Director - Yanyan Qi (China)


Story

After years of struggling in the big city, Nana returns to his hometown hoping for a quieter and more stable life. However, reality proves far different from what he imagined. The town he once considered a refuge is burdened by limited job opportunities, low wages, and relentless competition. As he navigates economic hardship, rigid social structures, and the widening gap between urban and rural life, Nana comes to understand that escaping the city is not the same as finding a place to belong. The pursuit of a better life remains an ongoing struggle.

CHIKUWACCHA!! | Best Actor

Director Statement

This film follows the growth of two brothers, Kai and Hiro, who spend their summer vacation on a small island in Shimonoseki. Through encounters with local residents and experiences in the island’s rich natural environment, the brothers gradually discover different perspectives on life and begin to think about their own futures.
For Kai, meeting new people and experiencing the local tradition of chikuwa becomes an opportunity to recognize what truly inspires him. By pursuing his passion, he starts to find direction in life, while Hiro, inspired by his older brother, begins to develop dreams of his own.
The film explores themes of personal growth, family bonds, and community connections through a warm and optimistic lens. Using chikuwa as a symbolic link between people, it celebrates the value of human relationships and the importance of following one’s passions in order to discover new possibilities.




Director - Chieko MISAKA (Japan)
Actor - Takumi II (Japan)


Story

Kai and Hiro, elementary school brothers living in Tokyo, are going to spend their summer vacation at their aunt's house in Shimonoseki.
Their aunt lives on Futaoi-Island in Shimonoseki, known as the "Island where gods dwell in the forests."
Amidst the rich nature, the two brothers begin to grow little by little as they interact with the local people and learn about various values. One day, Kai meets a girl named Kino singing by the sea on the island, which makes him start to think about his own dreams. After tasting the delicious chikuwa (fish cakes) made by Kino's grandfather, Shigeru, Kai is so moved by the flavor that he decides to create a live-streaming show with the local people to share the deliciousness of chikuwa with the world.
On the night of a spectacular drone show, Kai makes a decision that he plans to tell his mother.

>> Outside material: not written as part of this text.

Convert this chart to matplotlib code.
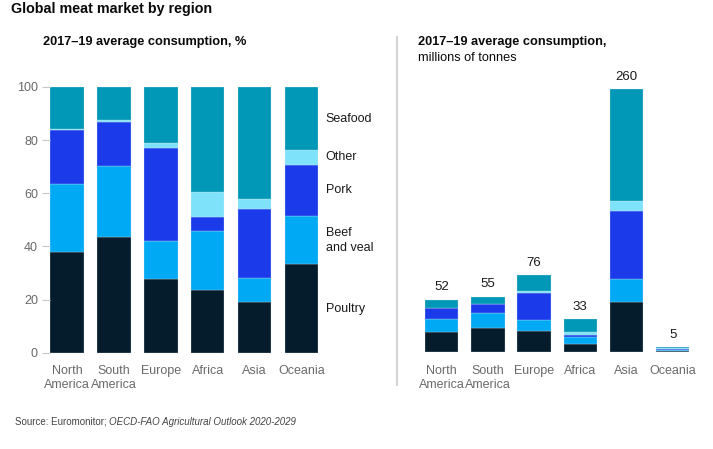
import numpy as np
import matplotlib.pyplot as plt

plt.rcParams['font.family'] = ['Liberation Sans', 'DejaVu Sans']

regions = ['North\nAmerica', 'South\nAmerica', 'Europe', 'Africa', 'Asia', 'Oceania']
meats = ['Poultry', 'Beef\nand veal', 'Pork', 'Other', 'Seafood']
colors = ['#051C2C', '#00A9F4', '#1B3BEA', '#7EE3FA', '#0098B6']

# share of consumption, % (bottom to top: poultry, beef, pork, other, seafood)
poultry_pct = [38.0, 43.4, 27.6, 23.7, 19.2, 33.2]
beef_pct = [25.3, 27.0, 14.3, 22.1, 8.8, 18.1]
pork_pct = [20.5, 16.4, 35.1, 5.2, 25.9, 19.5]
other_pct = [0.4, 0.8, 2.0, 9.4, 3.8, 5.4]
seafood_pct = [15.8, 12.4, 21.0, 39.6, 42.3, 23.8]

# consumption, millions of tonnes
totals = [52, 55, 76, 33, 260, 5]
poultry_mt = [19.8, 23.9, 21.0, 7.8, 49.9, 1.7]
beef_mt = [13.2, 14.8, 10.9, 7.3, 22.9, 0.9]
pork_mt = [10.7, 9.0, 26.7, 1.7, 67.3, 1.0]
other_mt = [0.2, 0.5, 1.5, 3.1, 9.9, 0.3]
seafood_mt = [8.1, 6.8, 15.9, 13.1, 110.0, 1.1]

pct = [poultry_pct, beef_pct, pork_pct, other_pct, seafood_pct]
mt = [poultry_mt, beef_mt, pork_mt, other_mt, seafood_mt]

fig = plt.figure(figsize=(7.13, 4.49), dpi=100)
ax1 = fig.add_axes([0.0708, 0.2145, 0.3752, 0.5918])
ax2 = fig.add_axes([0.5962, 0.2154, 0.3706, 0.5857])

x = np.arange(len(regions))


def stack(ax, series, width):
    bottom = np.zeros(len(regions))
    mids = []
    for vals, col in zip(series, colors):
        vals = np.array(vals)
        ax.bar(x, vals, width, bottom=bottom, color=col,
               edgecolor=(0.85, 0.9, 0.93, 0.6), linewidth=0.35)
        mids.append(bottom[-1] + vals[-1] / 2)
        bottom = bottom + vals
    return bottom, mids


_, mids = stack(ax1, pct, 0.714)
ax1.set_xlim(-0.357, 5.357)
ax1.set_ylim(0, 100)
ax1.set_yticks([0, 20, 40, 60, 80, 100])
ax1.tick_params(axis='y', length=6, color='#c8c8c8', labelcolor='#6a6a6a',
                labelsize=9, pad=3)
ax1.set_xticks(x)
ax1.set_xticklabels(regions)
ax1.tick_params(axis='x', length=0, labelcolor='#6a6a6a', labelsize=9, pad=9)
for s in ax1.spines.values():
    s.set_visible(False)

# series labels beside the last bar
for name, m in zip(meats, mids):
    ax1.text(5.52, m, name, fontsize=9, color='#1a1a1a', va='center',
             ha='left', linespacing=1.3)

tops, _ = stack(ax2, mt, 0.72)
ax2.set_xlim(-0.36, 5.36)
ax2.set_ylim(0, 260)
ax2.set_yticks([])
ax2.set_xticks(x)
ax2.set_xticklabels(regions)
ax2.tick_params(axis='x', length=0, labelcolor='#6a6a6a', labelsize=9, pad=9)
for s in ax2.spines.values():
    s.set_visible(False)
for xi, t, lab in zip(x, tops, totals):
    ax2.annotate(str(lab), (xi, t), xytext=(0, 4.5), textcoords='offset points',
                 ha='center', va='bottom', fontsize=9.5, color='#1a1a1a')

# titles and separators
fig.text(11 / 713, 1 - 9.5 / 449, 'Global meat market by region', fontsize=10.3,
         fontweight='bold', color='#0a0a0a', va='center')
fig.text(43 / 713, 1 - 42.3 / 449, '2017\u201319 average consumption, %',
         fontsize=9.2, fontweight='bold', color='#0a0a0a', va='center')
fig.text(418 / 713, 1 - 42.3 / 449, '2017\u201319 average consumption,',
         fontsize=9.2, fontweight='bold', color='#0a0a0a', va='center')
fig.text(418 / 713, 1 - 58.3 / 449, 'millions of tonnes', fontsize=9.2,
         color='#0a0a0a', va='center')
fig.add_artist(plt.Line2D([396.7 / 713, 396.7 / 713], [1 - 37 / 449, 1 - 385 / 449],
                          color='#d4d4d4', linewidth=1.5))

src = fig.text(15 / 713, 1 - 421.7 / 449, 'Source: Euromonitor; ', fontsize=7,
               color='#444444', va='center')
fig.canvas.draw()
bb = src.get_window_extent()
fig.text(bb.x1 / fig.bbox.width, 1 - 421.7 / 449,
         'OECD-FAO Agricultural Outlook 2020-2029', fontsize=7,
         style='italic', color='#444444', va='center')

fig.savefig('out.png', dpi=100)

 Short of breath | Best Director

Director Statement

This film began with a place: a country house surrounded by an overgrown garden, whose timeless atmosphere seemed to contain stories of its own. It was also inspired by the gaze of the director’s younger brother, who plays the lead role—a gaze marked by both innocence and melancholy.
Rather than relying on conventional storytelling, the film is built through fragments, silences, and ellipses. The director focuses on bodies, gestures, breath, and the relationship between people and space, allowing the camera to move alongside the characters rather than simply observe them. Through this approach, the film explores childhood anxiety, family disintegration, and emotional upheaval through sensation rather than explanation.
More interested in emotional states than narrative events, the film seeks to capture subtle moments of transformation and reveal raw human emotion through looks, silence, and presence.

Director - François Goglin (France)

Story

In a quiet countryside where time seems to stand still, 13-year-old Jacob lives with his parents, whose love for one another has long since faded. Within a home marked by silence and emotional distance, Jacob navigates the fragile world of adolescence while witnessing the slow unraveling of his family.